When voters are raging against the machine, it is the incumbent who is in the greater danger. How do we know? In the 1998 Queensland state election, Pauline Hanson's conservative One Nation Party received 22 per cent of the state vote, stripping 4 per cent from the Labor opposition but more than double that from the ruling Liberals and Nationals. Although One Nation won 11 of the 89 seats, the Beattie-led opposition won government, removing the Borbidge government after just one term. The more Pauline Hanson, then a federal member of parliament with the initials "MP" after her name, declared she was not a politician, the louder her supporters cheered.

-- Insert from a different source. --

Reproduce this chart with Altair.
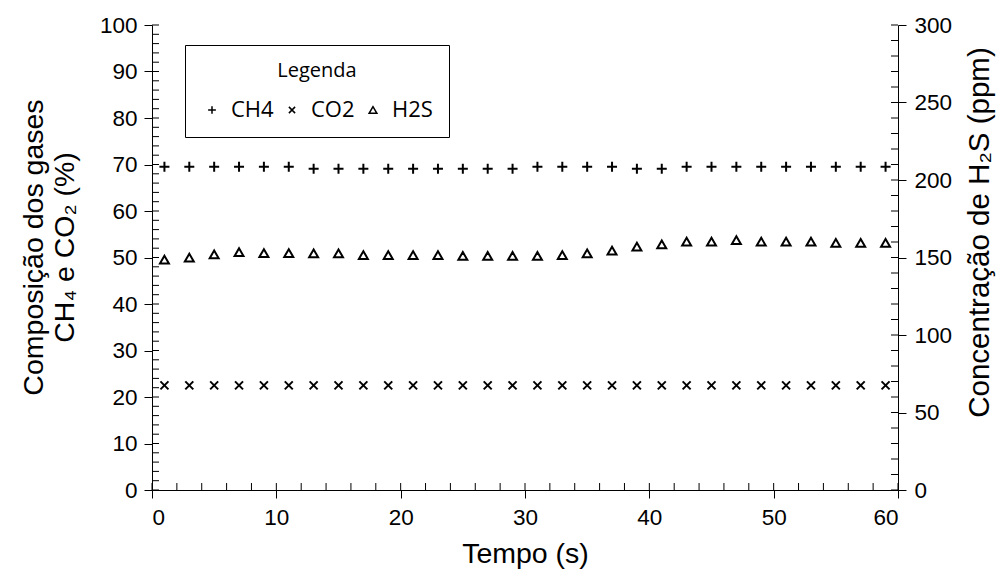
import altair as alt
import pandas as pd

# ---- data ----
tempo = [1, 3, 5, 7, 9, 11, 13, 15, 17, 19, 21, 23, 25, 27, 29,
         31, 33, 35, 37, 39, 41, 43, 45, 47, 49, 51, 53, 55, 57, 59]
ch4 = [69.5, 69.5, 69.5, 69.5, 69.5, 69.5, 69.1, 69.1, 69.1, 69.1, 69.1, 69.1, 69.1, 69.1, 69.1,
       69.5, 69.5, 69.5, 69.5, 69.1, 69.1, 69.5, 69.5, 69.5, 69.5, 69.5, 69.5, 69.5, 69.5, 69.5]
co2 = [22.5] * 30
h2s = [148.6, 149.9, 152.0, 153.4, 152.9, 152.9, 152.7, 152.7, 151.6, 151.6, 151.6, 151.6, 151.0, 151.0, 151.0,
       151.0, 151.6, 152.7, 154.5, 157.0, 158.5, 160.2, 160.2, 161.2, 160.2, 160.2, 160.2, 159.4, 159.4, 159.4]

gases = ["CH4", "CO2", "H2S"]
x_ticks_minor = list(range(0, 61, 2))
left_ticks_minor = list(range(0, 101, 2))
right_ticks_minor = list(range(0, 301, 10))
x_labels = list(range(0, 61, 10))
left_labels = list(range(0, 101, 10))
right_labels = list(range(0, 301, 50))

W, H = 746, 465
FONT = "Liberation Sans"

gas_df = pd.DataFrame({
    "tempo": tempo * 2,
    "valor": ch4 + co2,
    "gas": ["CH4"] * len(tempo) + ["CO2"] * len(tempo),
})
h2s_df = pd.DataFrame({"tempo": tempo, "valor": h2s, "gas": ["H2S"] * len(tempo)})

x_scale = alt.Scale(domain=[0, 60], nice=False, zero=False)
left_scale = alt.Scale(domain=[0, 100], nice=False)
right_scale = alt.Scale(domain=[0, 300], nice=False)

shape_scale = alt.Scale(
    domain=gases,
    range=["M-1,0L1,0M0,-1L0,1", "M-0.8,-0.8L0.8,0.8M-0.8,0.8L0.8,-0.8", "triangle-up"],
)

common = dict(
    grid=False, tickSize=8, tickColor="black", domainColor="black",
    labelFont=FONT, labelFontSize=22.5, labelColor="black",
    titleFont=FONT, titleFontWeight="normal", titleColor="black",
)

x_axis = alt.Axis(title="Tempo (s)", values=x_labels, format="d",
                  labelPadding=8, titlePadding=11, titleFontSize=28.5, **common)
left_axis = alt.Axis(title=["Composição dos gases", "CH₄ e CO₂ (%)"], orient="left",
                     values=left_labels, labelPadding=7, titlePadding=20,
                     titleFontSize=28.5, titleLineHeight=31, titleY=222, **common)
right_axis = alt.Axis(title="Concentração de H₂S (ppm)", orient="right",
                      values=right_labels, labelPadding=8, titlePadding=14,
                      titleFontSize=29.5, titleAngle=270, titleBaseline="top",
                      titleY=207, **common)

gas_points = alt.Chart(gas_df).mark_point(filled=False, color="black", strokeWidth=2, size=100, opacity=1).encode(
    x=alt.X("tempo:Q", scale=x_scale, axis=x_axis),
    y=alt.Y("valor:Q", scale=left_scale, axis=left_axis),
    shape=alt.Shape("gas:N", scale=shape_scale, legend=alt.Legend(
        title="Legenda", orient="none", legendX=33, legendY=20, direction="horizontal",
        titleAnchor="middle", titleFont="Open Sans", titleFontSize=20, titleFontWeight="normal",
        titleColor="black", titlePadding=18, labelFont="Open Sans", labelFontSize=22,
        labelColor="black", symbolStrokeColor="black", symbolFillColor="transparent",
        symbolStrokeWidth=1.5, symbolSize=60, columnPadding=7, labelOffset=8,
        padding=16, strokeColor="black", fillColor="white", cornerRadius=0,
    )),
)

left_ticks = alt.Chart(pd.DataFrame({"v": left_ticks_minor})).mark_rule(color="black", strokeWidth=1).encode(
    y=alt.Y("v:Q", scale=left_scale, axis=left_axis),
    x=alt.value(0), x2=alt.value(7),
)

x_ticks = alt.Chart(pd.DataFrame({"v": x_ticks_minor})).mark_rule(color="black", strokeWidth=1).encode(
    x=alt.X("v:Q", scale=x_scale, axis=x_axis),
    y=alt.value(H), y2=alt.value(H - 7),
)

h2s_points = alt.Chart(h2s_df).mark_point(filled=False, color="black", strokeWidth=2, size=80, opacity=1).encode(
    x=alt.X("tempo:Q", scale=x_scale, axis=x_axis),
    y=alt.Y("valor:Q", scale=right_scale, axis=right_axis),
    shape=alt.Shape("gas:N", scale=shape_scale),
)

right_ticks = alt.Chart(pd.DataFrame({"v": right_ticks_minor})).mark_rule(color="black", strokeWidth=1).encode(
    y=alt.Y("v:Q", scale=right_scale, axis=right_axis),
    x=alt.value(W - 7), x2=alt.value(W),
)

left = alt.layer(gas_points, left_ticks, x_ticks)
right = alt.layer(h2s_points, right_ticks)

chart = alt.layer(left, right).resolve_scale(y="independent").properties(
    width=W, height=H,
    autosize=alt.AutoSizeParams(type="none"),
    padding={"left": 152, "top": 25, "right": 104, "bottom": 87},
    background="white",
).configure_view(stroke=None)

chart.save("out.html", embed_options={"renderer": "svg", "actions": False})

If there were a national, charismatic political figure contesting the 2016 election on a platform of busting open the two-party system, he or she would do very well. How do we know? Watch the Xenophon vote in South Australia tomorrow night. He will have up to four senators elected, is a good chance of winning the Liberal seat of Mayo, and may cause another upset or two in the lower house. Since his pitch is to break up the two-party duopoly, he doesn't really need a policy platform.
At the 2013 federal election, Clive Palmer won a safe federal seat from the Liberals and his Palmer United Party gained three Senate positions. Most of those who voted for Palmer's party did not truly consider he had a wonderful policy manifesto. Rather, he was a big, loud anti-establishment, anti-Canberra personality.

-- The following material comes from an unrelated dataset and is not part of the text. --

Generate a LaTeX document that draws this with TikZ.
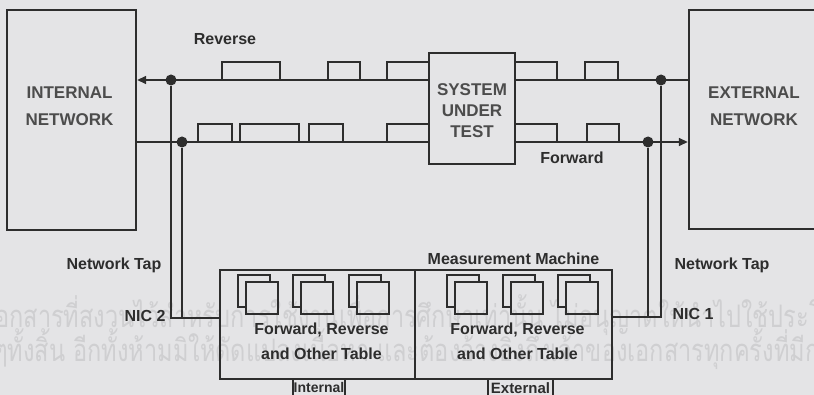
\documentclass[tikz,border=0pt]{standalone}
\usepackage{fontspec}
\setmainfont{Liberation Sans}
\newfontfamily\thaifont[Script=Thai, FakeStretch=0.76]{Loma}
\usetikzlibrary{arrows.meta,positioning}
\definecolor{paper}{RGB}{228,228,230}
\definecolor{ink}{RGB}{45,45,45}
\definecolor{wmark}{RGB}{207,207,209}

\begin{document}
\begin{tikzpicture}[x=1pt, y=-1pt,
        netbox/.style={rectangle, draw=ink, line width=2.4pt, inner sep=0pt},
        boxtxt/.style={text=ink!85, align=center, font=\fontsize{17}{27}\selectfont\bfseries},
        wire/.style={draw=ink, line width=1.6pt},
        tapdot/.style={circle, fill=ink, inner sep=0pt, minimum size=11pt},
        lbl/.style={text=ink, font=\fontsize{16}{25}\selectfont\bfseries},
        card/.style={draw=ink, line width=1.3pt},
        wmtxt/.style={anchor=base west, inner sep=0pt, text=wmark, font=\thaifont\fontsize{31}{33}\selectfont},
        tip/.style={-{Triangle[length=9pt,width=8pt]}}]

    \useasboundingbox (0,0) rectangle (814,395);
    \fill[paper] (0,0) rectangle (814,395);
    \clip (0,0) rectangle (814,395);

    % watermark
    \node[wmtxt] (wm1) at (-13,328)
        {เอกสารที่สงวนไว้สำหรับการใช้งานเพื่อการศึกษาเท่านั้น ไม่อนุญาตให้นำไปใช้ประโยชน์ในด้านอื่น};
    \node[wmtxt] (wm2) at (-5,361)
        {ๆทั้งสิ้น อีกทั้งห้ามมิให้ดัดแปลงเนื้อหา และต้องอ้างอิงถึงเจ้าของเอกสารทุกครั้งที่มีการนำไปใช้};

    % networks and the system under test
    \node[netbox, minimum width=129, minimum height=220] (intnet) at (71.5,120) {};
    \node[boxtxt, yshift=13.5pt, xshift=-2pt] at (intnet) {INTERNAL\\NETWORK};
    \node[netbox, minimum width=142, minimum height=219] (extnet) at (760,119.5) {};
    \node[boxtxt, yshift=13pt, xshift=-6pt] at (extnet) {EXTERNAL\\NETWORK};
    \node[netbox, minimum width=86, minimum height=111] (sut) at (472,108.5) {};
    \node[boxtxt, font=\fontsize{17}{21}\selectfont\bfseries, yshift=-2pt] at (sut) {SYSTEM\\UNDER\\TEST};

    % measurement machine
    \node[netbox, minimum width=195, minimum height=109] (intbox) at (317.5,324.5) {};
    \node[netbox, minimum width=197, minimum height=109] (extbox) at (513.5,324.5) {};
    \node[lbl, above=1pt of extbox] (mm) {Measurement Machine};
    \foreach \x in {238,293,349,447,503,558} {
        \draw[card] (\x+8,307) -- (\x,307) -- (\x,275) -- (\x+32,275) -- (\x+32,282);
        \draw[card] (\x+8,282) rectangle ++(32,32);
    }
    \node[lbl, align=center, xshift=4pt, yshift=-17pt] (inttab) at (intbox) {Forward, Reverse\\and Other Table};
    \node[lbl, align=center, xshift=4pt, yshift=-17pt] (exttab) at (extbox) {Forward, Reverse\\and Other Table};
    \node[lbl, font=\fontsize{14}{16}\selectfont\bfseries, anchor=north, inner sep=2pt] (intname) at (319,380) {Internal};
    \node[lbl, font=\fontsize{15}{16}\selectfont\bfseries, anchor=north, inner sep=2pt] (extname) at (520.5,380) {External};
    \draw[wire] (293,379) -- (293,400) (345,379) -- (345,400);
    \draw[wire] (488,379) -- (488,400) (553,379) -- (553,400);

    % taps
    \node[tapdot] (rdotL) at (171,80) {};
    \node[tapdot] (fdotL) at (182,142) {};
    \node[tapdot] (rdotR) at (661,80) {};
    \node[tapdot] (fdotR) at (648,142) {};
    \coordinate (nic2) at (171,318);
    \coordinate (nic1) at (661,317);

    % reverse and forward lines
    \draw[wire, tip] (sut.west |- rdotL) -- (intnet.east |- rdotL);
    \draw[wire] (extnet.west |- rdotR) -- (sut.east |- rdotR);
    \draw[wire] (intnet.east |- fdotL) -- (sut.west |- fdotL);
    \draw[wire, tip] (sut.east |- fdotR) -- (extnet.west |- fdotR);

    % packets
    \foreach \a/\b in {222/280, 328/360, 387/429, 515/557, 585/618}
        \draw[wire] (\a,80) rectangle (\b,62);
    \foreach \a/\b in {198/232, 240/299, 309/343, 387/429, 515/557, 587/619}
        \draw[wire] (\a,142) rectangle (\b,124);

    \draw[wire] (rdotL) -- (nic2) -- (intbox.west |- nic2);
    \draw[wire] (fdotL) -- (fdotL |- nic2);
    \draw[wire] (rdotR) -- (nic1) -- (extbox.east |- nic1);
    \draw[wire] (fdotR) -- (fdotR |- nic1);

    % labels
    \node[lbl] (rev) at (225,39) {Reverse};
    \node[lbl] (fwd) at (572,158) {Forward};
    \node[lbl] (tapL) at (114,265) {Network Tap};
    \node[lbl] (tapR) at (722,265) {Network Tap};
    \node[lbl, left=2pt of nic2, yshift=2pt] (nic2lbl) {NIC 2};
    \node[lbl, right=8pt of nic1, yshift=3pt] (nic1lbl) {NIC 1};
\end{tikzpicture}
\end{document}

From this it would be easy to conclude that the next parliament will be as unwieldy and dysfunctional as the last. In his final pitch to voters on Friday, Turnbull called for greater civility in the house. Putting aside that Tony Abbott in 2010 pledged a "kinder, gentler polity" and delivered a vicious opposition obsessed with personality politics, Turnbull's call is worthy and noble.
But can it be achieved? Australians have long been sick and tired of bitter rancour in the parliament, but that hasn't been a major deterrent. However, this time around the external economic environment will be ugly, imposing a sense of economic crisis on Australia. Australia's AAA credit rating is at risk.
Whichever side wins government will need to do much more budget repair work than the official forecasts imply. Both parties have had to rely on the official numbers; there is no alternative. But those forecasts are wrong and the authors – the secretaries of the Treasury and Finance departments – admitted as much in their two-page commentary in the pre-election economic and fiscal outlook.
When this is confirmed in the official briefs for the incoming government and opposition, the government will need to bring down a mini-budget, announcing further expenditure cuts and revenue measures. As long as those measures do not blatantly break election promises or cause great hardship to the poor, it will be exceptionally difficult for the opposition to block them in the Senate. To do so would open up the opposition to accusations of economic vandalism, of destroying Australia's coveted AAA credit rating that both sides have pledged to protect.
This campaign has been civil. Neither Turnbull nor Shorten is a political head-kicker. It's a big call, but there is a very good chance that whichever party wins on Saturday, the Australian people will witness a return to civility and a constructive national parliament.